● What the task asks
Omit all pictures, then retype the data exactly as given.

###

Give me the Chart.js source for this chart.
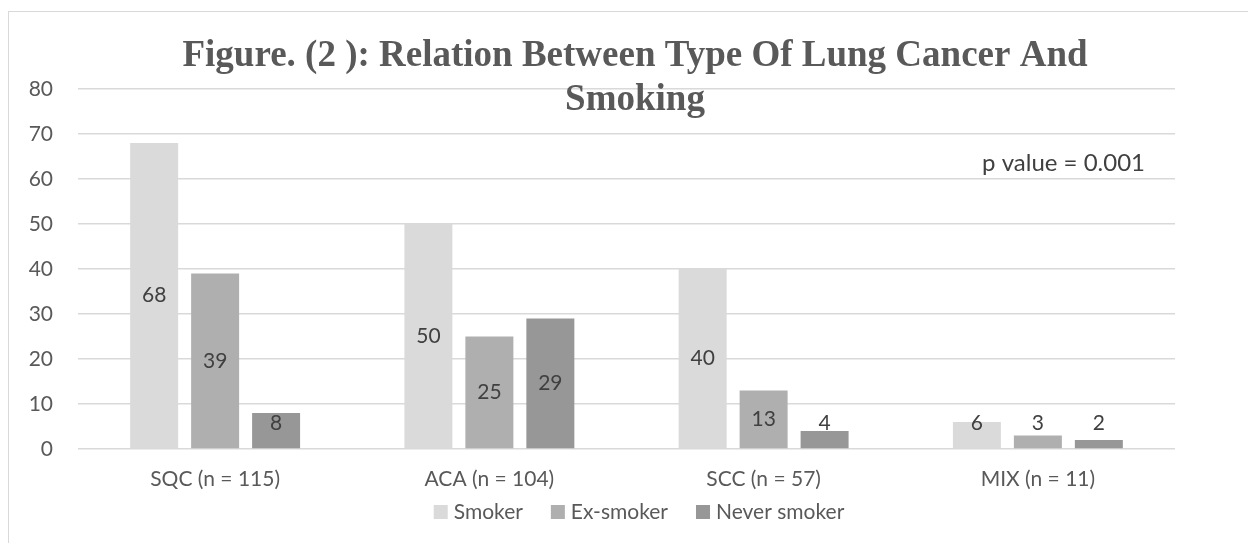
<!DOCTYPE html>
<html>
<head>
<meta charset="utf-8">
<script src="https://cdn.jsdelivr.net/npm/chart.js@4.4.1/dist/chart.umd.min.js"></script>
<style>
    html, body { margin: 0; padding: 0; background: #ffffff; }
    #wrap { width: 1248px; height: 543px; position: relative; }
</style>
</head>
<body>
<div id="wrap"><canvas id="canvas-chart-smoking"></canvas></div>
<script>
const categories = ['SQC (n = 115)', 'ACA (n = 104)', 'SCC (n = 57)', 'MIX (n = 11)'];
const seriesNames = ['Smoker', 'Ex-smoker', 'Never smoker'];
const smoker = [68, 50, 40, 6];
const exSmoker = [39, 25, 13, 3];
const neverSmoker = [8, 29, 4, 2];
const titleLines = ['Figure. (2 ): Relation Between Type Of Lung Cancer And', 'Smoking'];
const noteText = 'p value = 0.001';

const barColors = ['#dadada', '#afafaf', '#979797'];
const textFont = 'Lato, "Noto Sans", sans-serif';

// Frame, bar labels, title, note and legend
const decorPlugin = {
    id: 'decor',
    beforeDraw: (chart) => {
        const ctx = chart.ctx;
        ctx.save();
        ctx.strokeStyle = '#d9d9d9';
        ctx.lineWidth = 1;
        ctx.strokeRect(8.5, 11.5, 1300, 600);
        ctx.restore();
    },
    afterDatasetsDraw: (chart) => {
        const ctx = chart.ctx;
        ctx.save();
        ctx.font = '21px ' + textFont;
        ctx.fillStyle = '#404040';
        ctx.textAlign = 'center';
        ctx.textBaseline = 'middle';
        chart.data.datasets.forEach((ds, i) => {
            const meta = chart.getDatasetMeta(i);
            meta.data.forEach((bar, j) => {
                let y = (bar.y + bar.base) / 2;
                y = Math.min(y, bar.base - 25);
                ctx.fillText(String(ds.data[j]), bar.x, y);
            });
        });

        // title
        ctx.font = 'bold 37px "Liberation Serif", "Times New Roman", serif';
        ctx.fillStyle = '#595959';
        ctx.textBaseline = 'alphabetic';
        ctx.fillText(titleLines[0], 635, 66);
        ctx.fillText(titleLines[1], 635, 110);

        // note
        ctx.font = '24px ' + textFont;
        ctx.fillStyle = '#404040';
        ctx.textAlign = 'right';
        ctx.textBaseline = 'middle';
        ctx.fillText(noteText, 1145, 163);

        // legend
        ctx.font = '21px ' + textFont;
        ctx.fillStyle = '#595959';
        ctx.textAlign = 'left';
        const box = 14, gapText = 6, gapItem = 28;
        const widths = chart.data.datasets.map(ds => box + gapText + ctx.measureText(ds.label).width);
        const total = widths.reduce((a, b) => a + b, 0) + gapItem * (widths.length - 1);
        let x = 639 - total / 2;
        const yMid = 512;
        chart.data.datasets.forEach((ds, i) => {
            ctx.fillStyle = ds.backgroundColor;
            ctx.fillRect(x, yMid - box / 2, box, box);
            ctx.fillStyle = '#595959';
            ctx.fillText(ds.label, x + box + gapText, yMid);
            x += widths[i] + gapItem;
        });
        ctx.restore();
    }
};

const chartConfig = {
    type: 'bar',
    data: {
        labels: categories,
        datasets: [
            { label: seriesNames[0], data: smoker, backgroundColor: barColors[0] },
            { label: seriesNames[1], data: exSmoker, backgroundColor: barColors[1] },
            { label: seriesNames[2], data: neverSmoker, backgroundColor: barColors[2] }
        ]
    },
    options: {
        responsive: true,
        maintainAspectRatio: false,
        animation: false,
        layout: {
            padding: { top: 89, left: 26, right: 0, bottom: 34 }
        },
        datasets: {
            bar: {
                categoryPercentage: 0.667,
                barPercentage: 0.787,
                borderWidth: 0
            }
        },
        scales: {
            x: {
                grid: { display: false },
                border: { display: false },
                ticks: {
                    color: '#595959',
                    font: { family: textFont, size: 21 },
                    padding: 10
                },
                afterFit: (scale) => { scale.height = 60; }
            },
            y: {
                min: 0,
                max: 80,
                ticks: {
                    stepSize: 10,
                    color: '#595959',
                    font: { family: textFont, size: 21 },
                    padding: 25
                },
                grid: { color: '#d9d9d9', lineWidth: 1.5, drawTicks: false },
                border: { display: false },
                afterFit: (scale) => { scale.width = 52; }
            },
            yRight: {
                position: 'right',
                display: true,
                grid: { display: false },
                border: { display: false },
                ticks: { display: false },
                afterFit: (scale) => { scale.width = 73; }
            }
        },
        plugins: {
            legend: { display: false },
            title: { display: false },
            tooltip: { enabled: false }
        }
    },
    plugins: [decorPlugin]
};

new Chart(document.getElementById('canvas-chart-smoking').getContext('2d'), chartConfig);
</script>
</body>
</html>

###

● Correct response
Give me the Chart.js source for this chart.
<!DOCTYPE html>
<html>
<head>
<meta charset="utf-8">
<script src="https://cdn.jsdelivr.net/npm/chart.js@4.4.1/dist/chart.umd.min.js"></script>
<style>
    html, body { margin: 0; padding: 0; background: #ffffff; }
    #wrap { width: 1248px; height: 543px; position: relative; }
</style>
</head>
<body>
<div id="wrap"><canvas id="canvas-chart-smoking"></canvas></div>
<script>
const categories = ['SQC (n = 115)', 'ACA (n = 104)', 'SCC (n = 57)', 'MIX (n = 11)'];
const seriesNames = ['Smoker', 'Ex-smoker', 'Never smoker'];
const smoker = [68, 50, 40, 6];
const exSmoker = [39, 25, 13, 3];
const neverSmoker = [8, 29, 4, 2];
const titleLines = ['Figure. (2 ): Relation Between Type Of Lung Cancer And', 'Smoking'];
const noteText = 'p value = 0.001';

const barColors = ['#dadada', '#afafaf', '#979797'];
const textFont = 'Lato, "Noto Sans", sans-serif';

// Frame, bar labels, title, note and legend
const decorPlugin = {
    id: 'decor',
    beforeDraw: (chart) => {
        const ctx = chart.ctx;
        ctx.save();
        ctx.strokeStyle = '#d9d9d9';
        ctx.lineWidth = 1;
        ctx.strokeRect(8.5, 11.5, 1300, 600);
        ctx.restore();
    },
    afterDatasetsDraw: (chart) => {
        const ctx = chart.ctx;
        ctx.save();
        ctx.font = '21px ' + textFont;
        ctx.fillStyle = '#404040';
        ctx.textAlign = 'center';
        ctx.textBaseline = 'middle';
        chart.data.datasets.forEach((ds, i) => {
            const meta = chart.getDatasetMeta(i);
            meta.data.forEach((bar, j) => {
                let y = (bar.y + bar.base) / 2;
                y = Math.min(y, bar.base - 25);
                ctx.fillText(String(ds.data[j]), bar.x, y);
            });
        });

        // title
        ctx.font = 'bold 37px "Liberation Serif", "Times New Roman", serif';
        ctx.fillStyle = '#595959';
        ctx.textBaseline = 'alphabetic';
        ctx.fillText(titleLines[0], 635, 66);
        ctx.fillText(titleLines[1], 635, 110);

        // note
        ctx.font = '24px ' + textFont;
        ctx.fillStyle = '#404040';
        ctx.textAlign = 'right';
        ctx.textBaseline = 'middle';
        ctx.fillText(noteText, 1145, 163);

        // legend
        ctx.font = '21px ' + textFont;
        ctx.fillStyle = '#595959';
        ctx.textAlign = 'left';
        const box = 14, gapText = 6, gapItem = 28;
        const widths = chart.data.datasets.map(ds => box + gapText + ctx.measureText(ds.label).width);
        const total = widths.reduce((a, b) => a + b, 0) + gapItem * (widths.length - 1);
        let x = 639 - total / 2;
        const yMid = 512;
        chart.data.datasets.forEach((ds, i) => {
            ctx.fillStyle = ds.backgroundColor;
            ctx.fillRect(x, yMid - box / 2, box, box);
            ctx.fillStyle = '#595959';
            ctx.fillText(ds.label, x + box + gapText, yMid);
            x += widths[i] + gapItem;
        });
        ctx.restore();
    }
};

const chartConfig = {
    type: 'bar',
    data: {
        labels: categories,
        datasets: [
            { label: seriesNames[0], data: smoker, backgroundColor: barColors[0] },
            { label: seriesNames[1], data: exSmoker, backgroundColor: barColors[1] },
            { label: seriesNames[2], data: neverSmoker, backgroundColor: barColors[2] }
        ]
    },
    options: {
        responsive: true,
        maintainAspectRatio: false,
        animation: false,
        layout: {
            padding: { top: 89, left: 26, right: 0, bottom: 34 }
        },
        datasets: {
            bar: {
                categoryPercentage: 0.667,
                barPercentage: 0.787,
                borderWidth: 0
            }
        },
        scales: {
            x: {
                grid: { display: false },
                border: { display: false },
                ticks: {
                    color: '#595959',
                    font: { family: textFont, size: 21 },
                    padding: 10
                },
                afterFit: (scale) => { scale.height = 60; }
            },
            y: {
                min: 0,
                max: 80,
                ticks: {
                    stepSize: 10,
                    color: '#595959',
                    font: { family: textFont, size: 21 },
                    padding: 25
                },
                grid: { color: '#d9d9d9', lineWidth: 1.5, drawTicks: false },
                border: { display: false },
                afterFit: (scale) => { scale.width = 52; }
            },
            yRight: {
                position: 'right',
                display: true,
                grid: { display: false },
                border: { display: false },
                ticks: { display: false },
                afterFit: (scale) => { scale.width = 73; }
            }
        },
        plugins: {
            legend: { display: false },
            title: { display: false },
            tooltip: { enabled: false }
        }
    },
    plugins: [decorPlugin]
};

new Chart(document.getElementById('canvas-chart-smoking').getContext('2d'), chartConfig);
</script>
</body>
</html>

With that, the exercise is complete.